Whether you are an avid orchestral performance attendee or you go to the occasional concert or two, you have probably seen at least one concerto featuring a soloist. You may have even had the opportunity to see a soloist perform with or without an accompanist (which is often a piano). One thing you may or may not have noticed, however, is how orchestras use sheet music while soloists, and even some ensembles, typically do not. Why?
Lack of Time: An orchestra doesn’t have the luxury of a lot of time to learn pieces. Some professional orchestras rehearse as little as two times before performing. Community orchestras usually have about 1-2 months of rehearsals prior to a concert. Still, that is not enough time to memorize 3 or 4 pieces which can span 3-6+ pages each. Orchestras, also, typically only perform the music on one night and then move on to different music for the next concert. The sheer volume of music an orchestra goes through makes it impossible to memorize every part.
A soloist, on the other hand, spends years practicing and perfecting the same pieces, performing them over and over to different audiences and with different orchestras.
Breadth of Works: There is so much orchestral music out there to choose from. Estimates are nearly impossible to make especially since music continues to be written to this day. Even if you just speculate that there have been 10,000 composers throughout history and each one wrote just 100 pieces, the result is 1 million pieces.
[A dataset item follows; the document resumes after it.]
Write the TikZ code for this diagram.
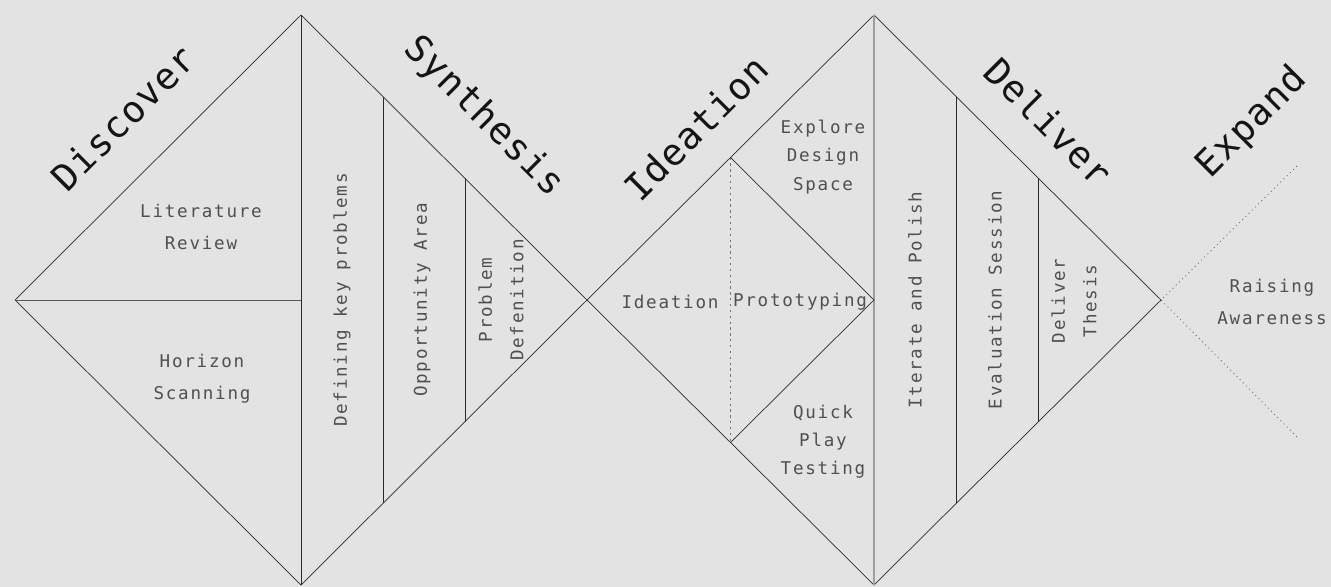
\documentclass[tikz,border=0pt]{standalone}
\usepackage{fontspec}
\usepackage{xcolor}
\usepackage{tikz}
\usetikzlibrary{calc}

\newfontfamily\labelfont[LetterSpace=10]{DejaVu Sans Mono}
\newfontfamily\phasefont[LetterSpace=3]{DejaVu Sans Mono}
\definecolor{paper}{HTML}{E3E3E3}
\definecolor{ink}{HTML}{2A2A2A}
\definecolor{softink}{HTML}{505050}

\begin{document}
\begin{tikzpicture}[x=0.03cm, y=0.03cm,
        edge/.style={ink, line width=0.6pt},
        guide/.style={black!38, line width=1.2pt},
        hint/.style={black!55, line width=0.6pt, dash pattern=on 2pt off 3pt},
        reach/.style={black!60, line width=0.7pt, dash pattern=on 0.8pt off 3pt},
        phase/.style={font={\phasefont\fontsize{31.5}{31.5}\selectfont}, text=black!92, inner sep=0pt},
        task/.style={font={\labelfont\fontsize{15}{27}\selectfont}, text=softink, align=center, inner sep=0pt},
        tasktight/.style={task, font={\labelfont\fontsize{15}{24}\selectfont}}]
        \fill[paper] (0,0) rectangle (1331,-587);
        \useasboundingbox (0,0) rectangle (1331,-587);

        % corners of the two diamonds
        \coordinate (L1) at (15,-300);
        \coordinate (T1) at (301,-15);
        \coordinate (B1) at (301,-585);
        \coordinate (C1) at (301,-300);
        \coordinate (L2) at (587,-300);
        \coordinate (T2) at (874,-15);
        \coordinate (B2) at (874,-585);
        \coordinate (C2) at (874,-300);
        \coordinate (R2) at (1161,-300);
        \coordinate (I1) at ($(L2)!0.5!(T2)$);
        \coordinate (I2) at ($(L2)!0.5!(B2)$);
        \coordinate (E1) at (1297,-166);
        \coordinate (E2) at (1297,-437);

        \draw[edge] (L1) -- (T1) -- (L2) -- (B1) -- cycle;
        \draw[edge] (L2) -- (T2) -- (R2) -- (B2) -- cycle;
        \draw[edge] (T1) -- (B1);
        \draw[edge, black!65] (L1) -- (C1);
        \draw[guide] (T2) -- (B2);
        \draw[edge] (I1) -- (C2) -- (I2);
        \draw[hint] (I1) -- (I2);
        \draw[reach] (E1) -- (R2) -- (E2);

        % converging columns
        \foreach \t/\n in {0.287/a, 0.573/b} {
            \coordinate (up1\n) at ($(T1)!\t!(L2)$);
            \coordinate (dn1\n) at ($(B1)!\t!(L2)$);
            \coordinate (up2\n) at ($(T2)!\t!(R2)$);
            \coordinate (dn2\n) at ($(B2)!\t!(R2)$);
            \draw[edge] (up1\n) -- (dn1\n);
            \draw[edge] (up2\n) -- (dn2\n);
        }

        % phases
        \node[phase, rotate=45] (discover) at (123,-118) {Discover};
        \node[phase, rotate=-45] (synthesis) at (484,-117) {Synthesis};
        \node[phase, rotate=45] (ideation) at (696,-128) {Ideation};
        \node[phase, rotate=-45] (deliver) at (1049,-122) {Deliver};
        \node[phase, rotate=45] (expand) at (1252,-123) {Expand};

        % activities
        \node[task] (review) at (201,-227) {Literature\\Review};
        \node[task] (scanning) at (202,-379) {Horizon\\Scanning};
        \node[task, rotate=90] (problems) at (342,-300) {Defining key problems};
        \node[task, rotate=90] (opportunity) at (422,-300) {Opportunity Area};
        \node[task, rotate=90] (definition) at (501,-300) {Problem\\Defenition};
        \node[task] (ideas) at (670,-302) {Ideation};
        \node[task] (prototyping) at (800,-302) {Prototyping};
        \node[tasktight] (explore) at (823,-157) {Explore\\Design\\Space};
        \node[tasktight] (playtest) at (823,-442) {Quick\\Play\\Testing};
        \node[task, rotate=90] (polish) at (915,-300) {Iterate and Polish};
        \node[task, rotate=90] (evaluation) at (995,-300) {Evaluation Session};
        \node[task, rotate=90] (thesis) at (1074,-301) {Deliver\\Thesis};
        \node[task] (awareness) at (1272,-302) {Raising\\Awareness};
    \end{tikzpicture}
\end{document}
That is an awful lot of music to memorize as a member of any orchestra – professional or volunteer. And the odds that an orchestra member will play the same piece more than once or twice in their lifetime is slim.
On the other hand, soloists tend to have a memorized, well-rehearsed repertoire ready to go at a moment’s notice. And when they are asked to play something outside of their repertoire or they are asked to play a new composition, they are given plenty of time to prepare and memorize the piece before performing it.
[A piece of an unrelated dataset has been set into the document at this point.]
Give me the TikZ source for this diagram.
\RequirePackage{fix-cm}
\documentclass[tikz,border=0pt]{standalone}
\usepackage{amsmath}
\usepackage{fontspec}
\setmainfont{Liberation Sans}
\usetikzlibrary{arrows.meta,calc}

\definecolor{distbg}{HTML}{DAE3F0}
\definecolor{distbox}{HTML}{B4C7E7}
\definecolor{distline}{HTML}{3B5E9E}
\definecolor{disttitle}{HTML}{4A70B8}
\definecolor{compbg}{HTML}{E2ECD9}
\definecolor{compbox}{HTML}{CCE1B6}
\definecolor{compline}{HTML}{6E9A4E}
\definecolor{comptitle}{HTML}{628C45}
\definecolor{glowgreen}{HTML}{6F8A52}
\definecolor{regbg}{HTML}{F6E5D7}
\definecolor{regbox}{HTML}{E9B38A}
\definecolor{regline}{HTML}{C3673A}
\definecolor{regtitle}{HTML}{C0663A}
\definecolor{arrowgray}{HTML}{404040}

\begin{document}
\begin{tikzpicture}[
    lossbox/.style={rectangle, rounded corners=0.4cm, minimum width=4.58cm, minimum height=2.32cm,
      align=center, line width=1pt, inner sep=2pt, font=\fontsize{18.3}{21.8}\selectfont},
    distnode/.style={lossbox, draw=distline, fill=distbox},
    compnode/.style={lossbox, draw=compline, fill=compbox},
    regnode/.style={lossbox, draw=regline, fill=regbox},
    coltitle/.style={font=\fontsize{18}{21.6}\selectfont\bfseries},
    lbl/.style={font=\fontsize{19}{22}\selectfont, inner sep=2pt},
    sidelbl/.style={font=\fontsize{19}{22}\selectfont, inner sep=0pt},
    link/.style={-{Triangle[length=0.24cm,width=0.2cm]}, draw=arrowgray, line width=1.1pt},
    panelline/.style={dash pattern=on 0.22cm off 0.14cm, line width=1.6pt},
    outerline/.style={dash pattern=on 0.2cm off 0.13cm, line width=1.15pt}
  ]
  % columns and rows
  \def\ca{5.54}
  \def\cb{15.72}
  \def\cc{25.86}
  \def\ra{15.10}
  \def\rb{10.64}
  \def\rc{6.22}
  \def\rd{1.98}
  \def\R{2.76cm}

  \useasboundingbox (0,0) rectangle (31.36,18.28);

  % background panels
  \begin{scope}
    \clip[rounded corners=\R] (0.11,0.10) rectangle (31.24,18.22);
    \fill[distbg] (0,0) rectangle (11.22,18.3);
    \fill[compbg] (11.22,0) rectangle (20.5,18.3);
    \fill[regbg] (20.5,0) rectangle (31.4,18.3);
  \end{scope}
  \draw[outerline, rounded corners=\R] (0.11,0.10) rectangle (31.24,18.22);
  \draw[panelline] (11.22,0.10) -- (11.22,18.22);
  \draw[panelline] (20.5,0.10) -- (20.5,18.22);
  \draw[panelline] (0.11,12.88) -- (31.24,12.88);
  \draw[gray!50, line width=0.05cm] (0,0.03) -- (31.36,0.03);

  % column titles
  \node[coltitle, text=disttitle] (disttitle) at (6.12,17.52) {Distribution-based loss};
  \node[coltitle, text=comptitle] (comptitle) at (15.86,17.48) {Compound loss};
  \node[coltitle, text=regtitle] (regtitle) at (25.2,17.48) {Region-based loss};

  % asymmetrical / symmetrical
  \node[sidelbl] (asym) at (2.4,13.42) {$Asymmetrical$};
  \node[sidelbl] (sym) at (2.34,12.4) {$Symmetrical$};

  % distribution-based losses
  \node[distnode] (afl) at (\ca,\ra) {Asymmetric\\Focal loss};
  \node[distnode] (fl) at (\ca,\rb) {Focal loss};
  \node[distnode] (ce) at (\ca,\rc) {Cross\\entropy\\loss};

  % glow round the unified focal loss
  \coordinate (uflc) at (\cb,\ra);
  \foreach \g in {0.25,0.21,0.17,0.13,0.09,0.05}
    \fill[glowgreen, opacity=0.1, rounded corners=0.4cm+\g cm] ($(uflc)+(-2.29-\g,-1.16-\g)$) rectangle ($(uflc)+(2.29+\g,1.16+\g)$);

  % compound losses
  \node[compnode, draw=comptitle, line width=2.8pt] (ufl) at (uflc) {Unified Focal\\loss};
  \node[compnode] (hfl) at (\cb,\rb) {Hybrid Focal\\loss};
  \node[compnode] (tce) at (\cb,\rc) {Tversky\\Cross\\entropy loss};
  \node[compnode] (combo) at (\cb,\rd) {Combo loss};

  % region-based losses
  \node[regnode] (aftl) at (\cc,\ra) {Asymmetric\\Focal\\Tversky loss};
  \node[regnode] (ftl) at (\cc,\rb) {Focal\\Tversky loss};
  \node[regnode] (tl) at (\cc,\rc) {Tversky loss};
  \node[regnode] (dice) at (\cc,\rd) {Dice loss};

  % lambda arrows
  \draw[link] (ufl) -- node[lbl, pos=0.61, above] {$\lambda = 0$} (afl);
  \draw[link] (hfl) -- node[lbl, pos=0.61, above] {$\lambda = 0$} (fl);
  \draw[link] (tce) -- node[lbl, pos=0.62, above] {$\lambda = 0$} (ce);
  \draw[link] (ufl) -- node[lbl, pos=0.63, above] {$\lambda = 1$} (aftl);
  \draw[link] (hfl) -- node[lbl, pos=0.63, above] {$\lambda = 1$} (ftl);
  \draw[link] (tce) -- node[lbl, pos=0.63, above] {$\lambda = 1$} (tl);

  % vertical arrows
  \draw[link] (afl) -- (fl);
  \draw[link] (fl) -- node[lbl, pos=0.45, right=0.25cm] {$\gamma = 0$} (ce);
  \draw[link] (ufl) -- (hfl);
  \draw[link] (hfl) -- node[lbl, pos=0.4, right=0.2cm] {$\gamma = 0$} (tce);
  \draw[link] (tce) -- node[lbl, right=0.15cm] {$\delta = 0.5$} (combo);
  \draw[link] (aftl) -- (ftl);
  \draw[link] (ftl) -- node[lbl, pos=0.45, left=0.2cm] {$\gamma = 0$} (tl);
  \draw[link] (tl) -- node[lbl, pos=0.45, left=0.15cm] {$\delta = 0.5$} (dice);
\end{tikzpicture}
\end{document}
Need For Consistency: Each member of a section needs to play tightly in unison with other members. You can’t have 10 first violins, each playing something slightly different. During rehearsal, conductors will typically give direction about tempos, dynamics (volume), bowings, and breathing and the musicians will note that in the sheet music to remember for future rehearsals and the performance. Memorizing the music and remembering all those directions is not only difficult, but also not useful for future performances where other conductors may ask for something different.
Soloists, however, have a lot more room to interpret the music as they want. The accompanist or orchestra follow the solo performer’s lead.
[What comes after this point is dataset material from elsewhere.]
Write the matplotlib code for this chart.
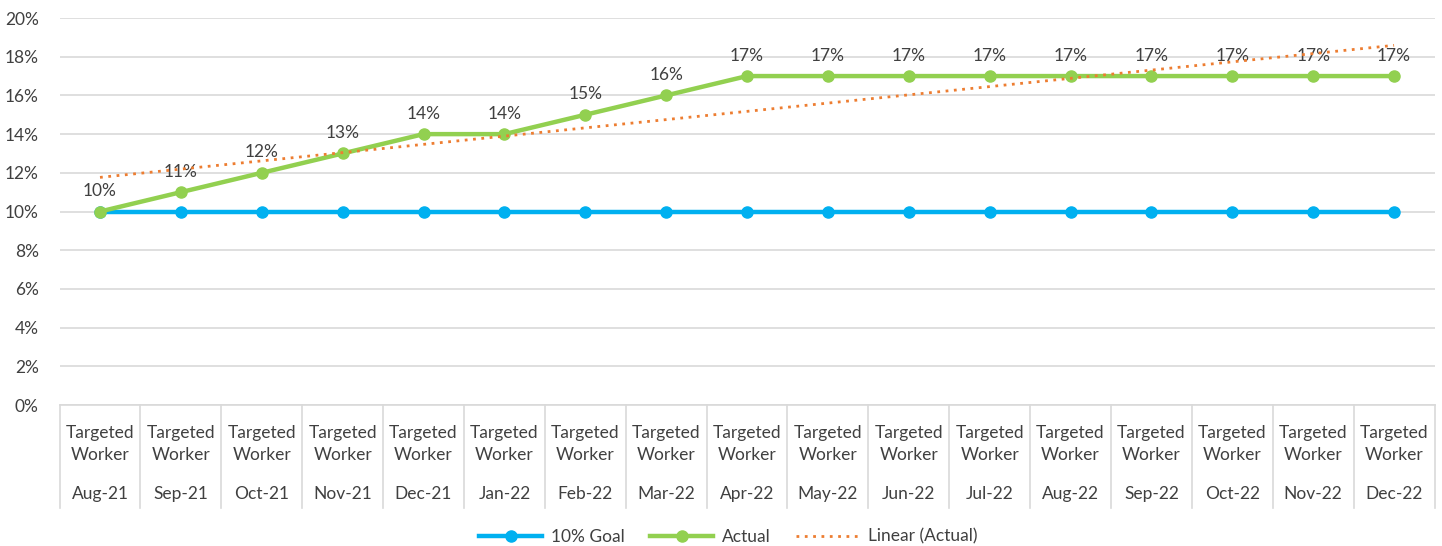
import numpy as np
import matplotlib.pyplot as plt
from matplotlib.lines import Line2D

plt.rcParams['font.family'] = ['Lato', 'DejaVu Sans']

months = ['Aug-21', 'Sep-21', 'Oct-21', 'Nov-21', 'Dec-21', 'Jan-22', 'Feb-22', 'Mar-22',
          'Apr-22', 'May-22', 'Jun-22', 'Jul-22', 'Aug-22', 'Sep-22', 'Oct-22', 'Nov-22', 'Dec-22']
group_label = 'Targeted\nWorker'
goal = [0.10] * 17
actual = [0.10, 0.11, 0.12, 0.13, 0.14, 0.14, 0.15, 0.16, 0.17, 0.17, 0.17, 0.17, 0.17, 0.17, 0.17, 0.17, 0.17]

BLUE = '#00B0F0'
GREEN = '#92D050'
ORANGE = '#ED7D31'
GRID = '#D9D9D9'
TXT = '#404040'
FS = 12.5

fig = plt.figure(figsize=(14.42, 5.46), dpi=100)
ax = fig.add_axes([0.0413, 0.2582, 0.9535, 0.7088])

x = np.arange(len(months))
ax.plot(x, goal, color=BLUE, lw=3.2, marker='o', ms=8, zorder=3)
ax.plot(x, actual, color=GREEN, lw=3.2, marker='o', ms=8, zorder=4)

# excel-style linear trendline on actual
k, b = np.polyfit(x + 1, actual, 1)
ax.plot([0, len(x) - 1], [k * 1 + b, k * len(x) + b], color=ORANGE, lw=2, ls=(0, (1, 2)), zorder=5)

for xi, v in zip(x, actual):
    ax.annotate(f'{v*100:.0f}%', (xi, v), xytext=(0, 9), textcoords='offset points',
                ha='center', va='bottom', fontsize=FS, color=TXT)

ax.set_xlim(-0.5, len(x) - 0.5)
ax.set_ylim(0, 0.2)
ax.set_yticks(np.arange(0, 0.21, 0.02))
ax.set_yticklabels([f'{t*100:.0f}%' for t in np.arange(0, 0.21, 0.02)], fontsize=FS, color=TXT)
ax.tick_params(axis='y', length=0, pad=15)
ax.yaxis.grid(True, color=GRID, lw=1.2)
ax.set_axisbelow(True)
ax.set_xticks([])
for s in ['top', 'right', 'left']:
    ax.spines[s].set_visible(False)
ax.spines['bottom'].set_color(GRID)
ax.spines['bottom'].set_linewidth(1.2)

# two-level category axis
trans = ax.get_xaxis_transform()
for i in range(len(x) + 1):
    ax.add_line(Line2D([i - 0.5, i - 0.5], [0, -0.265], transform=trans, color=GRID, lw=1.2, clip_on=False))
for xi, m in zip(x, months):
    ax.text(xi, -0.1, group_label, transform=trans, ha='center', va='center',
            fontsize=FS, color=TXT, linespacing=1.45)
    ax.text(xi, -0.229, m, transform=trans, ha='center', va='center', fontsize=FS, color=TXT)

handles = [Line2D([], [], color=BLUE, lw=3.2, marker='o', ms=8),
           Line2D([], [], color=GREEN, lw=3.2, marker='o', ms=8),
           Line2D([], [], color=ORANGE, lw=2, ls=(0, (1, 2)))]
fig.legend(handles, ['10% Goal', 'Actual', 'Linear (Actual)'], loc='center', bbox_to_anchor=(0.505, 0.017),
           ncol=3, frameon=False, fontsize=FS, handlelength=3.6, handletextpad=0.5,
           columnspacing=1.5, labelcolor=TXT)

fig.savefig('out.png', dpi=100)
All of this is not to say that being a soloist is any easier than playing in an orchestra. Soloists have a unique skill set and face different challenges. They are required to perform their best with very few rehearsals – maybe 1 or 2 or at most. They are expected to play from memory but, at the same time, play with a passion that keeps the audience engaged.
The bottom line is that orchestra members and soloists use sheet music differently due to their unique circumstances and requirements.